Iraqis vote on constitution aimed at defining democracy
10/16/2005
 

          BAGHDAD, Oct 15 (AP): Iraqis went to the polls Saturday to give a "yes" or "no" to a new constitution aimed at defining democracy in a nation once ruled by Saddam Hussein and now sharply divided among its Shiite, Sunni and Kurdish communities.
The polls opened at 7 a.m., just hours after government workers managed to restore power lines that insurgents had sabotaged in the northern part of the country on Friday night, plunging the Iraqi capital into darkness and cutting off water supplies.
Iraqi soldiers and police ringed polling stations at schools, and driving was banned to stop suicide car bombings by Sunni-led insurgents determined to wreck the vote.
Baghdad was eerily quiet under clear blue skies at first, with only a few citizens seen walking to the schools, which were protected by concrete barriers and barbed wire.
But President Jalal Talabani and Prime Minister Ibrahim al-Jafaari were shown live on Al-Iraqiya television voting in a hall in Baghdad's heavily fortified Green Zone, where parliament and the US Embassy are based. After putting their paper ballots in white-and-black plastic boxes, both smiled and waved to the public.
"The constitution will pave the way for a national unity," said al-Jafaari. "It is a historical day, and I am optimistic that the Iraqis will say 'yes.'
Farid Ayar, a top official in the Iraqi Independent Electoral Commission, said voting was being conducted at all the country's 6,000 polling stations. The turnout had increased in Baghdad and other Iraqi cities by 9:30 a.m.
All voters marked their paper ballot "yes" or "no" under one question, written in Arabic and Kurdish: "Do you agree on the permanent constitution project?" After placing the ballots in the plastic boxes at the polling centres, the Iraqis had the forefinger of their right hands marked with violet ink to prevent multiple voting.
A roadside bomb exploded near a polling station in western Baghdad, wounding two policemen, and fighting was reported between militants and US soldiers in Ramadi, 115 kilometres (70 miles) west of Baghdad. No injuries were immediately reported there. Near the southern city of Basra, three men were arrested for attacking a polling station before it opened.
Nearly 450 people had been killed by Sunni-led insurgents in the 19 days before Saturday's vote, often by suicide car bombs, roadside bombs and drive-by shootings.
Iraqis remain deeply divided over the approximately 140-charter draft constitution they were voting on Saturday. The country's Shiite majority - some 60 per cent of its 27 million people - and the Kurds - another 20 per cent - support the charter, which provides them with autonomy in the regions where they are concentrated in the north and south.

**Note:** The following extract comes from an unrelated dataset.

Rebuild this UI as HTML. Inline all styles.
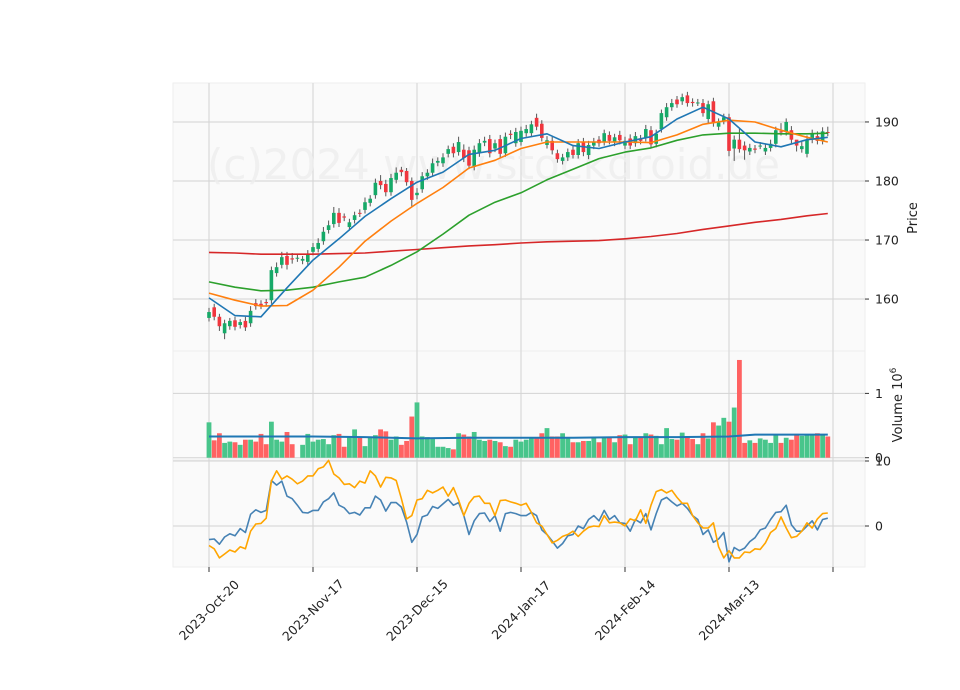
<!DOCTYPE html>
<html><head><meta charset="utf-8"><style>
html,body{margin:0;padding:0;background:#fff;}
svg{display:block;font-family:"DejaVu Sans","Liberation Sans",sans-serif;}
</style></head><body>
<svg id="chart" width="960" height="690" viewBox="0 0 960 690" xmlns="http://www.w3.org/2000/svg">
<rect x="0" y="0" width="960" height="690" fill="#fff"/>
<g id="panels"></g>
<text x="207" y="179" font-size="42" fill="#eeeeee" fill-opacity="0.8">(c)2024 www.stockdroid.de</text>
<g id="marks"></g>
<g id="axes"></g>
</svg>
<script>
const opens=[156.8,158.6,157.0,154.2,155.4,156.4,155.6,156.3,155.9,159.3,159.2,159.5,159.8,164.4,165.8,167.3,166.9,166.9,166.5,166.3,168.0,168.5,169.8,171.7,172.7,174.6,174.0,172.2,173.4,174.6,175.1,176.3,177.6,180.0,179.5,178.1,180.2,181.9,181.7,180.0,177.6,178.6,180.8,181.4,183.1,183.0,184.6,185.8,184.9,185.3,185.2,182.4,184.7,186.5,187.1,185.5,187.1,184.7,188.0,186.4,186.6,188.1,188.1,190.7,189.7,186.1,186.8,184.7,183.4,184.0,185.3,184.4,186.6,184.4,186.0,187.0,186.6,187.8,186.6,187.8,186.0,187.2,186.4,187.2,187.3,188.6,186.3,188.8,190.8,192.5,193.8,193.5,194.5,193.4,193.3,193.2,190.5,193.5,189.2,190.2,190.8,185.5,187.0,186.0,185.0,185.5,186.0,185.0,185.6,186.3,188.4,188.3,188.6,187.0,185.4,184.6,187.0,187.6,186.8,188.3];
const closes=[157.8,157.0,155.4,155.9,156.3,155.3,156.1,155.2,158.0,158.8,158.9,159.3,164.9,165.4,167.1,165.8,166.7,167.0,166.8,167.5,168.8,169.5,171.4,172.5,174.6,172.9,173.8,173.0,174.2,174.5,176.4,177.0,179.7,179.3,178.1,180.5,181.4,181.5,179.8,176.8,178.0,180.8,181.4,183.0,183.4,184.0,185.4,184.7,186.6,183.9,182.6,185.3,186.4,186.8,184.7,186.4,184.6,187.5,187.8,188.3,188.5,188.8,189.6,189.2,187.3,186.9,185.2,183.7,184.0,184.9,184.4,186.4,184.9,186.1,186.6,186.4,188.1,186.8,187.4,186.9,186.8,186.0,187.6,186.8,188.8,186.2,188.0,191.5,192.5,193.2,193.0,194.2,193.2,193.2,193.3,191.5,193.0,189.8,189.9,190.8,185.1,187.0,185.4,185.2,185.6,185.3,186.0,185.6,186.3,188.6,188.3,190.0,187.0,186.0,185.9,187.0,188.0,186.8,188.4,188.2];
const highs=[158.5,159.2,157.5,156.5,156.8,157.0,156.6,157.0,158.8,160.0,159.8,160.0,165.5,166.2,168.0,168.0,167.8,167.6,167.3,168.3,169.5,170.3,172.2,173.3,175.6,175.4,174.5,173.6,174.8,175.2,177.2,177.6,180.4,181.0,180.2,181.2,182.3,182.4,182.2,180.6,178.8,181.5,182.0,183.8,184.0,184.7,186.0,186.4,187.5,186.2,185.8,186.0,187.1,187.5,187.8,187.0,187.8,188.2,188.6,189.0,189.2,189.5,190.2,191.4,190.3,187.6,187.5,185.3,184.6,185.5,186.0,187.1,187.3,186.8,187.3,187.6,188.7,188.4,188.0,188.5,187.5,187.9,188.3,187.8,189.5,189.3,188.7,192.1,193.2,193.9,194.4,194.8,195.1,194.0,193.9,193.9,193.6,194.1,190.6,191.4,191.4,187.7,188.8,186.7,186.3,186.1,186.6,186.3,187.0,189.2,189.8,190.6,189.3,186.7,186.6,187.7,188.7,188.4,189.1,189.2];
const lows=[156.2,156.4,154.6,153.2,154.8,154.7,155.0,154.6,155.3,158.2,158.3,158.7,159.2,163.8,165.2,165.0,166.0,166.3,165.9,165.7,167.4,167.9,169.2,171.1,172.1,172.2,173.2,171.6,172.8,173.9,174.5,175.7,177.0,178.6,177.4,177.5,179.6,180.8,179.2,175.6,176.9,178.0,180.2,180.8,182.5,182.4,184.0,184.0,184.3,183.2,182.0,181.8,184.1,185.9,184.0,184.9,183.9,184.1,187.1,185.8,186.0,187.5,187.5,188.6,186.7,185.5,184.5,183.1,182.8,183.4,183.8,183.8,184.2,183.7,185.4,185.8,186.0,186.2,185.9,186.2,185.4,185.4,185.8,186.2,186.7,185.5,185.7,188.2,190.2,191.9,192.4,192.9,192.6,192.6,192.7,190.9,189.8,189.2,188.6,189.6,184.2,183.4,184.8,183.6,184.4,184.7,185.4,184.4,185.0,185.7,187.7,187.7,186.4,185.0,184.8,184.0,186.4,186.2,186.2,187.6];
const maIdx=[0,5,10,15,20,25,30,35,40,45,50,55,60,65,70,75,80,85,90,95,100,105,110,115,119];
const maBlue=[160.2,157.2,157.0,161.9,166.6,170.2,174.0,177.0,179.8,181.5,184.5,185.2,187.2,188.0,186.0,185.5,186.6,187.5,190.5,192.5,190.5,186.6,185.8,187.0,187.4];
const maOrange=[161.0,159.8,158.8,158.9,161.5,165.4,169.8,173.2,176.2,178.9,182.2,183.5,185.5,186.6,186.6,186.6,186.6,186.5,187.8,189.6,190.3,190.0,188.6,187.4,186.6];
const maGreen=[162.9,162.0,161.4,161.5,162.0,162.9,163.7,165.7,168.0,171.0,174.2,176.4,178.0,180.2,182.0,183.8,184.9,185.6,186.9,187.8,188.1,188.1,188.0,188.0,188.1];
const maRed=[167.9,167.8,167.6,167.6,167.6,167.7,167.8,168.1,168.4,168.7,169.0,169.2,169.5,169.7,169.8,169.9,170.2,170.6,171.1,171.8,172.4,173.0,173.5,174.1,174.5];
const volumes=[.55,.27,.38,.23,.25,.24,.20,.28,.28,.25,.37,.21,.56,.28,.25,.40,.21,0,.20,.37,.25,.28,.29,.21,.35,.37,.17,.32,.44,.32,.18,.32,.35,.44,.41,.28,.33,.20,.26,.64,.86,.33,.32,.29,.17,.17,.15,.13,.38,.36,.33,.40,.28,.26,.28,.26,.24,.18,.17,.28,.25,.28,.32,.30,.38,.46,.33,.33,.38,.31,.24,.24,.26,.26,.31,.24,.31,.31,.24,.35,.36,.21,.31,.31,.38,.36,.34,.21,.46,.29,.28,.39,.33,.29,.21,.38,.30,.55,.50,.62,.56,.78,1.52,.23,.27,.23,.30,.28,.23,.36,.23,.31,.28,.37,.34,.36,.36,.38,.37,.33];
const volMaIdx=[0,10,20,30,40,50,60,70,80,90,100,105,110,119];
const volMa=[.33,.33,.33,.32,.30,.31,.31,.31,.32,.32,.33,.36,.36,.36];
const macdLine=[-2.1,-2,-2.8,-1.7,-1.2,-1.5,-0.4,-1,1.8,2.5,2.1,2.4,7,6.3,6.9,4.6,4.2,3.2,2.1,2,2.4,2.4,3.7,4.2,5.1,3.2,2.8,1.9,2.1,1.7,2.8,2.8,4.6,4,2.3,3.6,3.6,2.9,0.6,-2.5,-1.3,1.4,1.7,3,2.7,3.4,4.1,3.2,3.6,1.6,-1.3,0.8,1.9,2,0.7,1.6,-0.8,1.9,2.1,1.9,1.6,1.6,2.1,1.6,-0.6,-1.3,-2.3,-3.4,-2.7,-1.5,-1.3,0,-0.4,1,1.6,0.8,2.4,1,1.6,0.5,0.4,-0.8,1,0.5,1.9,-0.6,1.9,4,4.4,3.7,3.1,3.5,2.7,1.6,1,-1.3,-0.6,-2.5,-2,-1,-5.5,-3.3,-3.8,-3.4,-2.4,-1.8,-0.6,-0.3,1,2.1,2.2,3.2,0.2,-0.8,-0.8,0,0.8,-0.6,1,1.2];
const signalLine=[-3,-3.5,-4.9,-4.3,-3.7,-4,-3.2,-3.5,-0.8,0.3,0.4,1.2,6.9,8.5,7.2,7.7,7.2,6.5,6.9,7.7,7.7,8.8,9.1,10.1,8,7.4,6.4,6.5,5.9,6.9,6.6,8.5,7.7,6,7.5,7.4,7,4.2,1.1,1.6,4,4.2,5.5,5.1,5.5,6,4.6,5.9,4,1.6,3.5,4.5,4.6,3.5,3.5,1.6,3.9,4,3.7,3.5,3.2,3.5,2.1,0.5,0,-1.3,-2.6,-2.2,-1.6,-1.3,-0.8,-1.6,-0.8,-0.2,0,-0.1,1.6,0.5,0.6,0.5,0,1.1,0.8,2.5,0.4,3.2,5.3,5.6,5.1,5.5,4.4,3.5,3.5,1.6,0.5,-0.3,-0.3,0.5,-3.2,-4.9,-3.8,-4.9,-4.9,-4,-4.1,-3.5,-3.6,-2.6,-1,-0.4,1.4,-0.3,-1.8,-1.6,-0.8,0.5,-0.3,1.1,1.9,2];
const xTickIdx=[0,20,40,60,80,100,120];
const xTickLabels=["2023-Oct-20","2023-Nov-17","2023-Dec-15","2024-Jan-17","2024-Feb-14","2024-Mar-13",""];
const priceTicks=[160,170,180,190];
const volTicks=[0,1];
const macdTicks=[0,10];

const NS="http://www.w3.org/2000/svg";
const L=173,R=865;
const P={top:83,bot:351,min:151.2,max:196.6};
const V={top:351,bot:460};
const M={top:460,bot:567};
const xs=i=>209+i*5.2;
const yP=v=>P.bot-(v-P.min)/(P.max-P.min)*(P.bot-P.top);
const yV=v=>457.7-v*64.3;
const yM=v=>526-(v)*6.5;
function el(tag,attrs,parent){const e=document.createElementNS(NS,tag);for(const k in attrs)e.setAttribute(k,attrs[k]);parent.appendChild(e);return e;}
const panels=document.getElementById('panels'),marks=document.getElementById('marks'),axes=document.getElementById('axes');

[[P,'price-panel'],[V,'volume-panel'],[M,'macd-panel']].forEach(([p,n])=>{
  const r=el('rect',{x:L,y:p.top,width:R-L,height:p.bot-p.top,fill:'#fafafa',stroke:'#eeeeee','stroke-width':1},panels);
  
  
});
xTickIdx.forEach(i=>{
  [P,V,M].forEach(p=>{
    const g=el('line',{x1:xs(i),x2:xs(i),y1:p.top,y2:p.bot,stroke:'#d3d3d3','stroke-width':1},panels);
    
    
  });
  const t=el('line',{x1:xs(i),x2:xs(i),y1:567,y2:572,stroke:'#333','stroke-width':1},axes);
  
  
});
function hgrid(ticks,yf,fmt,name){
  ticks.forEach(v=>{
    const y=yf(v);
    const g=el('line',{x1:L,x2:R,y1:y,y2:y,stroke:'#d3d3d3','stroke-width':1},panels);
    
    
    const t=el('line',{x1:R,x2:R+4,y1:y,y2:y,stroke:'#333','stroke-width':1},axes);
    
    
    const tx=el('text',{x:R+10,y:y+4.5,'font-size':12.5,fill:'#222'},axes);
    tx.textContent=fmt(v);
    
    
  });
}
hgrid(priceTicks,yP,v=>v,'price');
hgrid(volTicks,yV,v=>v,'volume');
hgrid(macdTicks,yM,v=>v,'macd');

for(let i=0;i<closes.length;i++){
  const up=closes[i]>=opens[i];
  const x=xs(i);
  const w=el('line',{x1:x,x2:x,y1:yP(highs[i]),y2:yP(lows[i]),stroke:'#555','stroke-width':1},marks);
  
  
  const y1=yP(Math.max(opens[i],closes[i])),y2=yP(Math.min(opens[i],closes[i]));
  const b=el('rect',{x:x-1.8,y:y1,width:3.6,height:Math.max(1,y2-y1),fill:up?'#16a968':'#f0363e'},marks);
  
  
  const vb=el('rect',{x:x-2.4,y:yV(volumes[i]),width:4.8,height:457.7-yV(volumes[i]),fill:up?'#48c58b':'#ff6262'},marks);
  
  
}
function line(idx,vals,yf,color,w,name){
  const pts=vals.map((v,k)=>xs(idx?idx[k]:k).toFixed(1)+','+yf(v).toFixed(1)).join(' ');
  const pl=el('polyline',{points:pts,fill:'none',stroke:color,'stroke-width':w,'stroke-linejoin':'round'},marks);
  
  
}
line(maIdx,maRed,yP,'#d62728',1.6,'ma-red-line');
line(maIdx,maGreen,yP,'#2ca02c',1.6,'ma-green-line');
line(maIdx,maOrange,yP,'#ff7f0e',1.6,'ma-orange-line');
line(maIdx,maBlue,yP,'#1f77b4',1.6,'ma-blue-line');
line(volMaIdx,volMa,yV,'#1f77b4',2,'volume-ma-line');
line(null,macdLine,yM,'#4682b4',1.6,'macd-line');
line(null,signalLine,yM,'#ffa500',1.6,'signal-line');

xTickIdx.forEach((i,k)=>{
  if(!xTickLabels[k])return;
  const x=xs(i),y=610;
  const t=el('text',{x:x,y:y+4.5,'font-size':12.5,fill:'#222','text-anchor':'middle',transform:`rotate(-45 ${x} ${y})`},axes);
  t.textContent=xTickLabels[k];
  
  
});
const pt=el('text',{x:917,y:218,'font-size':13,fill:'#222','text-anchor':'middle',transform:'rotate(-90 917 218)'},axes);
pt.textContent='Price';


const vt=el('text',{x:902,y:405,'font-size':13,fill:'#222','text-anchor':'middle',transform:'rotate(-90 902 405)'},axes);
vt.innerHTML='Volume  10<tspan font-size="9" dy="-6">6</tspan>';


</script>
</body></html>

Shiite spiritual leader Grand Ayatollah Ali al-Sistani called on followers to go to the polls and back the constitution. A similar call during January parliamentary elections rallied millions of Shiites to vote.
AP adds from Washington: US President George W. Bush said Iraqis who vote Saturday on a new constitution for their country are striking a blow against terrorism with their ballots.

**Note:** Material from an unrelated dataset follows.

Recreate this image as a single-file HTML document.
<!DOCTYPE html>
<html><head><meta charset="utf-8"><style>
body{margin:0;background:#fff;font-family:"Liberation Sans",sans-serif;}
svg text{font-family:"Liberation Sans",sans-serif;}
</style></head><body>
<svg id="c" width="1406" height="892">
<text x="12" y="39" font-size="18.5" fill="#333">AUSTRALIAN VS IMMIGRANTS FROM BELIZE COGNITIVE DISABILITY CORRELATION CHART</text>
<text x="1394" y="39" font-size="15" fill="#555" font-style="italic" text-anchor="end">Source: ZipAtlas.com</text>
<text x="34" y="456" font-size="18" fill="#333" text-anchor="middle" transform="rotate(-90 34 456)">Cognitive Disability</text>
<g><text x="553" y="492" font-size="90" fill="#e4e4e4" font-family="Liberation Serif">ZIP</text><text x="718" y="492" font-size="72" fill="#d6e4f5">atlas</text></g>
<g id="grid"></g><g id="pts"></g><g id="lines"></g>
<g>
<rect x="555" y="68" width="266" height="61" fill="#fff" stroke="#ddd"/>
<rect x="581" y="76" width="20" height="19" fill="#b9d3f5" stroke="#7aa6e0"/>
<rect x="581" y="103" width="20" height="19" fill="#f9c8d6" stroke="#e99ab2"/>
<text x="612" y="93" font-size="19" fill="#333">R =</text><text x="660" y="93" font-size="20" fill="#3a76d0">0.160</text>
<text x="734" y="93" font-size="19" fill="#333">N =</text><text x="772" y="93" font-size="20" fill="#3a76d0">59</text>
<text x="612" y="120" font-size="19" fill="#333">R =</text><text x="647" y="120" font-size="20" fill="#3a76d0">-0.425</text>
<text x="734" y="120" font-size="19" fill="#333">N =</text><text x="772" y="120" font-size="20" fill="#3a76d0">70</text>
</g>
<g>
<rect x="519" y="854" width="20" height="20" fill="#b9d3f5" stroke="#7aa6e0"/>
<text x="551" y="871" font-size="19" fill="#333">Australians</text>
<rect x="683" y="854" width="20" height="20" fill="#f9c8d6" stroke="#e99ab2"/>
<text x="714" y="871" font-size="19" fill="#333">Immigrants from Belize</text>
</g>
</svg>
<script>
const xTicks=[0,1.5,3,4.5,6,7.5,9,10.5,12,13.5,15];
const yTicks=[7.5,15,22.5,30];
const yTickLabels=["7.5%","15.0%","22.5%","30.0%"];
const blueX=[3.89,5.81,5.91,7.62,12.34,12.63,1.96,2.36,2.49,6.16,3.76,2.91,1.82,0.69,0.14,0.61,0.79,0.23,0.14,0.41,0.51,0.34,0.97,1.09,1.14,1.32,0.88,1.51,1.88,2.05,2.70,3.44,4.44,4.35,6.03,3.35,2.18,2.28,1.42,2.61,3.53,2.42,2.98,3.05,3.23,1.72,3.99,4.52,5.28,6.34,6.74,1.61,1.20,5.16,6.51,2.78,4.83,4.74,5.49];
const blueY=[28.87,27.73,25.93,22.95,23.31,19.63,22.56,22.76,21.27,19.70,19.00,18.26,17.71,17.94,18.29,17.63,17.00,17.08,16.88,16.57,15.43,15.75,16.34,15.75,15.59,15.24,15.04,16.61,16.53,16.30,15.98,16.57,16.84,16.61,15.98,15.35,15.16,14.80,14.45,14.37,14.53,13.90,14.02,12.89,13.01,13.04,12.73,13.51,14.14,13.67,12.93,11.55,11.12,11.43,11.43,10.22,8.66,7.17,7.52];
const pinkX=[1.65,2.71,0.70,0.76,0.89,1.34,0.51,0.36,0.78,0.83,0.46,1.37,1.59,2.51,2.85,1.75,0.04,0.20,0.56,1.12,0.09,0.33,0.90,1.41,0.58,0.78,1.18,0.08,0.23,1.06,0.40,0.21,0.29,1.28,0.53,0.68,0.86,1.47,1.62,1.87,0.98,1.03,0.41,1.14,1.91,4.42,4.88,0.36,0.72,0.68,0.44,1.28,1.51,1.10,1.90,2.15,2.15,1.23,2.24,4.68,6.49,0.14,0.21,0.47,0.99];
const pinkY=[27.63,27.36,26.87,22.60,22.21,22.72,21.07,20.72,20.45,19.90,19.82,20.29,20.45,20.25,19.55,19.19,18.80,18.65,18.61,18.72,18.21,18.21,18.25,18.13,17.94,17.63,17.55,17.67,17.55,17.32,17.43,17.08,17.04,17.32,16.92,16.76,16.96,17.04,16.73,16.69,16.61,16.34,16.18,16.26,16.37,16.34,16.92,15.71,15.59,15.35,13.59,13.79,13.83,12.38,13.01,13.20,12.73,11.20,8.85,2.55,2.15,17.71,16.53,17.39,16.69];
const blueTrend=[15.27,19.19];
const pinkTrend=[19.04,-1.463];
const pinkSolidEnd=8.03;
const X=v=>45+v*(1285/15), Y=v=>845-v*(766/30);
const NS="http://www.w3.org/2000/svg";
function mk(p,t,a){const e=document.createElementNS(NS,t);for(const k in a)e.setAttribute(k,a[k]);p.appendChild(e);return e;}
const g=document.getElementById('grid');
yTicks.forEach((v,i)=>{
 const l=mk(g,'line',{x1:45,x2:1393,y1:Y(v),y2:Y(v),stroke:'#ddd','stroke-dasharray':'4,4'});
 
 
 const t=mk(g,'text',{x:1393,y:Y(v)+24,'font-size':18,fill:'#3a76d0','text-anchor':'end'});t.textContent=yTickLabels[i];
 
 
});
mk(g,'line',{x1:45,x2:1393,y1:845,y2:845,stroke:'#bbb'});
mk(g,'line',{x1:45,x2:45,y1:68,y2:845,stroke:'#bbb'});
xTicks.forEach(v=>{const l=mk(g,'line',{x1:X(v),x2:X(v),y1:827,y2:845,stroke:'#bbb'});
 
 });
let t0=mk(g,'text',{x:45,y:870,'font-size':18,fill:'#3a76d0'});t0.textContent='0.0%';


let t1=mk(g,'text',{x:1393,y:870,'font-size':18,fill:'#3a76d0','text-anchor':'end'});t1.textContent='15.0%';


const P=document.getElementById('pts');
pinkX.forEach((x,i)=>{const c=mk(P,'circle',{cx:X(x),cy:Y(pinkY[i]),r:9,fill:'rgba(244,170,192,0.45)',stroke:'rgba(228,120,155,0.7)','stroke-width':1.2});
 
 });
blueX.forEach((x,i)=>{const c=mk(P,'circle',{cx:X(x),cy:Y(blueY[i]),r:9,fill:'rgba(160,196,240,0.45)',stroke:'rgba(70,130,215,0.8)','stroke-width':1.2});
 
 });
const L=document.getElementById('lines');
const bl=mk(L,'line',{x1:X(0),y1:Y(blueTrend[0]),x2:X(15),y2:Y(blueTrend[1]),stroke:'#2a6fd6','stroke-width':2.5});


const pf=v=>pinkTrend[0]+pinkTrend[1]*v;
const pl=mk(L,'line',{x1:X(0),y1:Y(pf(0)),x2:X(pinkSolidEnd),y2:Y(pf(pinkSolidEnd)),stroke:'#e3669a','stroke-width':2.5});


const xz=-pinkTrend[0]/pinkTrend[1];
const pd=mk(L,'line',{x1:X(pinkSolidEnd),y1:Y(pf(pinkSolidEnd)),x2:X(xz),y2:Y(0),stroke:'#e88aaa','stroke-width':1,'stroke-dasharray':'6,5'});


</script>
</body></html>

"This weekend's election is a critical step forward in Iraq's march toward democracy, and with each step the Iraqi people take, al-Qaida's vision for the region becomes more remote," the president said in his weekly radio address Saturday.

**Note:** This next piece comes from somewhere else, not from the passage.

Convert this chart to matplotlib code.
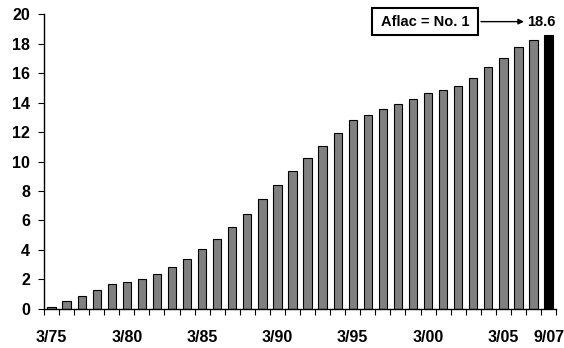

In the Democratic radio address, retired Army Gen. Wesley Clark called the vote "an important political event" but "not the end of the story in Iraq." Clark said Bush was "long overdue in providing a plan to achieve Iraqi military sufficiency, to build domestic political consensus inside Iraq around a new government, to achieve regional political stability around Iraq, and to finally achieve an efficient reconstruction in Iraq."
The referendum in Iraq will decide the fate of a proposed charter hammered out in months of bitter negotiations and still opposed by many Sunni Arabs. Last minute amendments brought some in the disaffected minority on board, but not all.
To some Sunnis, the US-brokered deal to win Sunni support delays solving basic problems of power-sharing among Shiites, Sunnis and Kurds. They claim the agreement only papers over the cleavages in a religiously, ethnically and culturally mixed society.
Ratification will be fail if two-thirds of voters in any three of Iraq's 18 provinces vote "no." If adopted, the draft charter will provide the basis for a general election in two months for a full-term parliament.
The Bush administration sees success in the election as key to defeating the insurgency and such a defeat as necessary before phasing out the increasingly unpopular US military presence in Iraq.
Like Bush, Clark said a premature US withdrawal would reward terrorists, but Clark said "Americans are angry ... about the president's incompetence and his general unwillingness to acknowledge with some humility that he has made some terrible and tragic mistakes regarding the mission in Iraq."
He said Bush needs to spell out how many capable Iraqi forces are needed before US troops can come home, how quarrelling factions in Iraq can be reconciled and how to reconstruct Iraq with less corruption.
Bush said, "Al-Qaida intends to make Iraq a terrorist haven and a staging ground for attacks against other nations, including the United States."